Stated task: Extract every record, exactly as written, and ignore the pictures.

Material for this task:

□ □ □ □

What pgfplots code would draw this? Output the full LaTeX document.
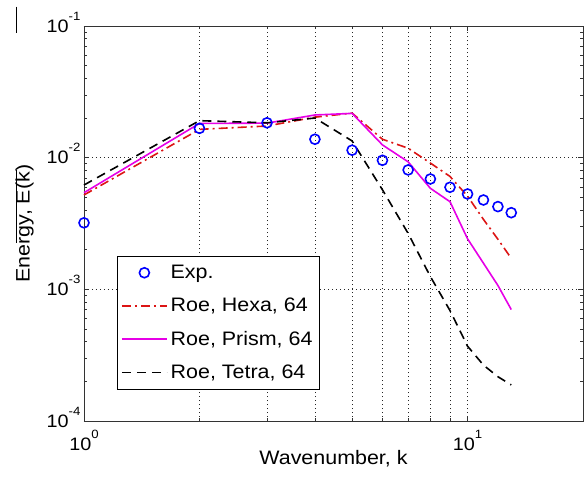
\documentclass[border=0pt]{standalone}
\usepackage{pgfplots}
\pgfplotsset{compat=1.18}
\usepackage{fontspec}
\setmainfont[FakeStretch=1.1]{Liberation Sans}
\definecolor{mred}{RGB}{220,20,20}
\definecolor{mmag}{RGB}{230,0,230}
\definecolor{mblue}{RGB}{0,0,255}
\newcommand\supx[1]{\smash{\raisebox{12bp}{\fontsize{12bp}{12bp}\selectfont #1}}}
\begin{document}
\begin{tikzpicture}
\useasboundingbox (-84bp,-58bp) rectangle (504bp,421bp);
\begin{axis}[
  at={(0,0)}, anchor=south west,
  scale only axis, width=499bp, height=395bp,
  xmode=log, ymode=log,
  log basis x=10, log basis y=10,
  xmin=1, xmax=20, ymin=1e-4, ymax=1e-1,
  xtick={1,10}, minor xtick={2,3,4,5,6,7,8,9,20},
  ytick={1e-4,1e-3,1e-2,1e-1},
  minor ytick={2e-4,3e-4,4e-4,5e-4,6e-4,7e-4,8e-4,9e-4,2e-3,3e-3,4e-3,5e-3,6e-3,7e-3,8e-3,9e-3,2e-2,3e-2,4e-2,5e-2,6e-2,7e-2,8e-2,9e-2},
  clip=false,
  axis line style={line width=0.8bp, black!80},
  every tick/.style={line width=0.7bp, black!80},
  major tick length=5bp, minor tick length=3bp,
  tick align=inside,
  xmajorgrids=true, xminorgrids=true, ymajorgrids=true, yminorgrids=false,
  grid style={dash pattern=on 1bp off 3bp, line width=0.7bp, black!85},
  minor grid style={dash pattern=on 1bp off 3bp, line width=0.7bp, black!85},
  xticklabel={10\supx{\pgfmathparse{int(round(\tick))}\pgfmathresult}},
  yticklabel={10\supx{\pgfmathparse{int(round(\tick))}\pgfmathresult}},
  tick label style={font=\fontsize{18bp}{22bp}\selectfont},
  xticklabel style={anchor=north, yshift=-13bp},
  yticklabel style={anchor=east},
  xlabel={Wavenumber, k},
  ylabel={Energy, E(k)},
  label style={font=\fontsize{19.5bp}{24bp}\selectfont},
  xlabel style={at={(axis description cs:0.5,-0.1089)}, anchor=base},
  ylabel style={at={(axis description cs:-0.1092,0.5)}, anchor=base},
  legend cell align=left,
  legend image code/.code={\draw[mark repeat=2,mark phase=2,#1] plot coordinates {(0bp,0bp)(22.5bp,0bp)(45bp,0bp)};},
  legend style={at={(axis description cs:0.0655,0.418)}, anchor=north west,
    draw=black, line width=0.8bp, fill=white,
    font=\fontsize{19.5bp}{24bp}\selectfont,
    inner xsep=4bp, inner ysep=8bp, row sep=16bp,
    nodes={inner xsep=3bp, inner ysep=1bp}},
]
\addplot[only marks, mark=o, mark size=5bp, mblue, mark options={line width=1.6bp, solid}]
 coordinates {(1,0.0032)(2,0.0167)(3,0.0184)(4,0.0138)(5,0.0114)(6,0.00955)(7,0.00807)(8,0.00689)(9,0.00596)(10,0.0053)(11,0.00477)(12,0.00425)(13,0.00382)};
\addlegendentry{Exp.}
\addplot[mred, line width=1.6bp, dash pattern=on 9bp off 4bp on 2bp off 4bp, mark=none]
 coordinates {(1,0.00521)(2,0.0164)(3,0.0174)(4,0.0203)(5,0.0218)(6,0.0138)(7,0.0118)(8,0.0091)(9,0.0072)(10,0.0051)(11,0.0034)(12,0.0024)(13,0.00172)};
\addlegendentry{Roe, Hexa, 64}
\addplot[mmag, line width=1.6bp, solid, mark=none]
 coordinates {(1,0.00542)(2,0.0182)(3,0.0183)(4,0.0211)(5,0.0217)(6,0.0125)(7,0.0093)(8,0.00585)(9,0.00463)(10,0.00242)(11,0.00158)(12,0.00107)(13,0.000702)};
\addlegendentry{Roe, Prism, 64}
\addplot[black, line width=1.6bp, dash pattern=on 9bp off 6bp, mark=none]
 coordinates {(1,0.0062)(2,0.0191)(3,0.0184)(4,0.0200)(5,0.0134)(6,0.0057)(7,0.00266)(8,0.00125)(9,0.00069)(10,0.00037)(11,0.000266)(12,0.000217)(13,0.000188)};
\addlegendentry{Roe, Tetra, 64}
\draw[line width=0.8bp] (axis description cs:-0.1349,0.6354) -- (axis description cs:-0.1349,0.4506);
\draw[line width=0.8bp] (axis description cs:-0.1349,1.0489) -- (axis description cs:-0.1349,0.9823);
\end{axis}
\end{tikzpicture}
\end{document}
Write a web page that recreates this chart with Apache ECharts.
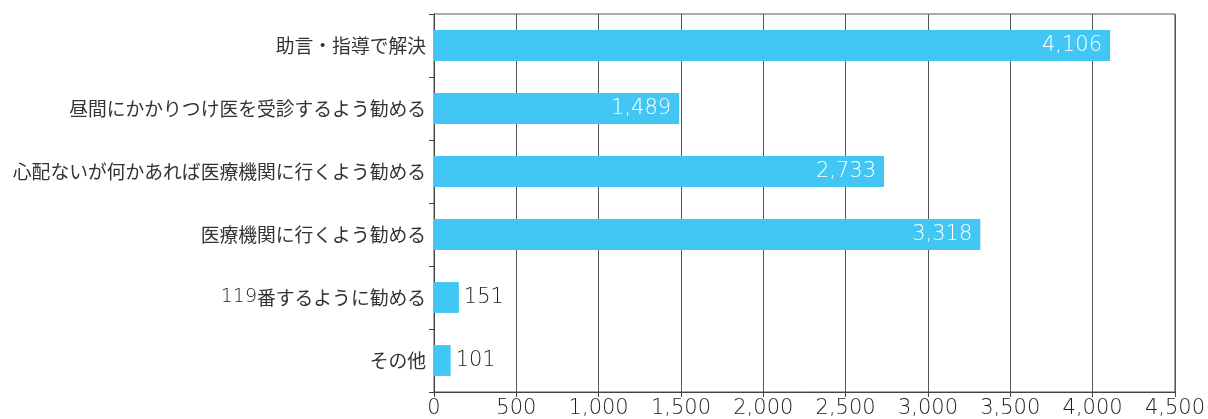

□ □ □ □

Solution to this task:
What pgfplots code would draw this? Output the full LaTeX document.
\documentclass[border=0pt]{standalone}
\usepackage{pgfplots}
\pgfplotsset{compat=1.18}
\usepackage{fontspec}
\setmainfont[FakeStretch=1.1]{Liberation Sans}
\definecolor{mred}{RGB}{220,20,20}
\definecolor{mmag}{RGB}{230,0,230}
\definecolor{mblue}{RGB}{0,0,255}
\newcommand\supx[1]{\smash{\raisebox{12bp}{\fontsize{12bp}{12bp}\selectfont #1}}}
\begin{document}
\begin{tikzpicture}
\useasboundingbox (-84bp,-58bp) rectangle (504bp,421bp);
\begin{axis}[
  at={(0,0)}, anchor=south west,
  scale only axis, width=499bp, height=395bp,
  xmode=log, ymode=log,
  log basis x=10, log basis y=10,
  xmin=1, xmax=20, ymin=1e-4, ymax=1e-1,
  xtick={1,10}, minor xtick={2,3,4,5,6,7,8,9,20},
  ytick={1e-4,1e-3,1e-2,1e-1},
  minor ytick={2e-4,3e-4,4e-4,5e-4,6e-4,7e-4,8e-4,9e-4,2e-3,3e-3,4e-3,5e-3,6e-3,7e-3,8e-3,9e-3,2e-2,3e-2,4e-2,5e-2,6e-2,7e-2,8e-2,9e-2},
  clip=false,
  axis line style={line width=0.8bp, black!80},
  every tick/.style={line width=0.7bp, black!80},
  major tick length=5bp, minor tick length=3bp,
  tick align=inside,
  xmajorgrids=true, xminorgrids=true, ymajorgrids=true, yminorgrids=false,
  grid style={dash pattern=on 1bp off 3bp, line width=0.7bp, black!85},
  minor grid style={dash pattern=on 1bp off 3bp, line width=0.7bp, black!85},
  xticklabel={10\supx{\pgfmathparse{int(round(\tick))}\pgfmathresult}},
  yticklabel={10\supx{\pgfmathparse{int(round(\tick))}\pgfmathresult}},
  tick label style={font=\fontsize{18bp}{22bp}\selectfont},
  xticklabel style={anchor=north, yshift=-13bp},
  yticklabel style={anchor=east},
  xlabel={Wavenumber, k},
  ylabel={Energy, E(k)},
  label style={font=\fontsize{19.5bp}{24bp}\selectfont},
  xlabel style={at={(axis description cs:0.5,-0.1089)}, anchor=base},
  ylabel style={at={(axis description cs:-0.1092,0.5)}, anchor=base},
  legend cell align=left,
  legend image code/.code={\draw[mark repeat=2,mark phase=2,#1] plot coordinates {(0bp,0bp)(22.5bp,0bp)(45bp,0bp)};},
  legend style={at={(axis description cs:0.0655,0.418)}, anchor=north west,
    draw=black, line width=0.8bp, fill=white,
    font=\fontsize{19.5bp}{24bp}\selectfont,
    inner xsep=4bp, inner ysep=8bp, row sep=16bp,
    nodes={inner xsep=3bp, inner ysep=1bp}},
]
\addplot[only marks, mark=o, mark size=5bp, mblue, mark options={line width=1.6bp, solid}]
 coordinates {(1,0.0032)(2,0.0167)(3,0.0184)(4,0.0138)(5,0.0114)(6,0.00955)(7,0.00807)(8,0.00689)(9,0.00596)(10,0.0053)(11,0.00477)(12,0.00425)(13,0.00382)};
\addlegendentry{Exp.}
\addplot[mred, line width=1.6bp, dash pattern=on 9bp off 4bp on 2bp off 4bp, mark=none]
 coordinates {(1,0.00521)(2,0.0164)(3,0.0174)(4,0.0203)(5,0.0218)(6,0.0138)(7,0.0118)(8,0.0091)(9,0.0072)(10,0.0051)(11,0.0034)(12,0.0024)(13,0.00172)};
\addlegendentry{Roe, Hexa, 64}
\addplot[mmag, line width=1.6bp, solid, mark=none]
 coordinates {(1,0.00542)(2,0.0182)(3,0.0183)(4,0.0211)(5,0.0217)(6,0.0125)(7,0.0093)(8,0.00585)(9,0.00463)(10,0.00242)(11,0.00158)(12,0.00107)(13,0.000702)};
\addlegendentry{Roe, Prism, 64}
\addplot[black, line width=1.6bp, dash pattern=on 9bp off 6bp, mark=none]
 coordinates {(1,0.0062)(2,0.0191)(3,0.0184)(4,0.0200)(5,0.0134)(6,0.0057)(7,0.00266)(8,0.00125)(9,0.00069)(10,0.00037)(11,0.000266)(12,0.000217)(13,0.000188)};
\addlegendentry{Roe, Tetra, 64}
\draw[line width=0.8bp] (axis description cs:-0.1349,0.6354) -- (axis description cs:-0.1349,0.4506);
\draw[line width=0.8bp] (axis description cs:-0.1349,1.0489) -- (axis description cs:-0.1349,0.9823);
\end{axis}
\end{tikzpicture}
\end{document}
Write a web page that recreates this chart with Apache ECharts.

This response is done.